3. Switch Implementation: The application entry points (controller.cc, emu.cc) will be changed to instantiate SDL3Renderer instead of SDL2Renderer.

The rest of the application, which only knows about the IRenderer interface, will require no changes.

Phase 3: Support for Multiple Rendering Backends

The IRenderer interface makes adding new backends a modular task.

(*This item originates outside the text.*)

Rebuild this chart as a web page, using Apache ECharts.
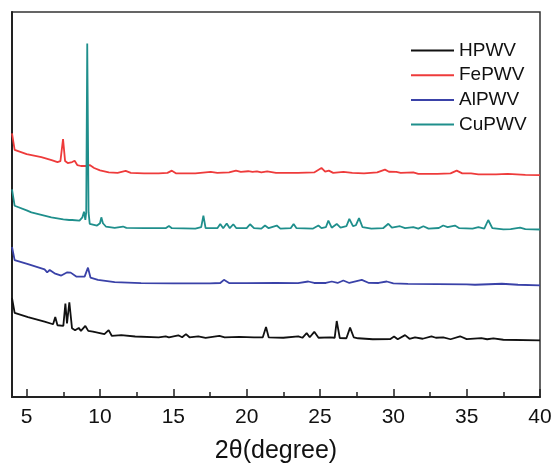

1. Implement New Backends: Create new classes like OpenGLRenderer, MetalRenderer, or VulkanRenderer. Each will implement the IRenderer interface using the corresponding graphics API.
2. Backend Selection: Implement a factory function or a strategy in the main controller to select and create the desired renderer at startup, based on platform, user configuration, or command-line flags.
3. ImGui Backend Alignment: When a specific backend is chosen for yaze, the corresponding ImGui backend implementation must also be used (e.g., ImGui_ImplOpenGL3_Init, ImGui_ImplMetal_Init). The GetBackendRenderer() method will provide the necessary context (e.g., ID3D11Device*, MTLDevice*) for each implementation.

5. Conclusion

This plan transforms the rendering system from a tightly coupled, monolithic design into a flexible, modular, and future-proof architecture.

Benefits:

• Maintainability: Rendering logic is centralized and isolated, making it easier to debug and maintain.
• Extensibility: Adding support for new rendering APIs (like SDL3, Vulkan, Metal) becomes a matter of implementing a new interface, not refactoring the entire application.
• Testability: The rendering interface can be mocked, allowing for unit testing of graphics components without a live rendering context.
• Future-Proofing: The application is no longer tied to a specific version of SDL, ensuring a smooth transition to future graphics technologies.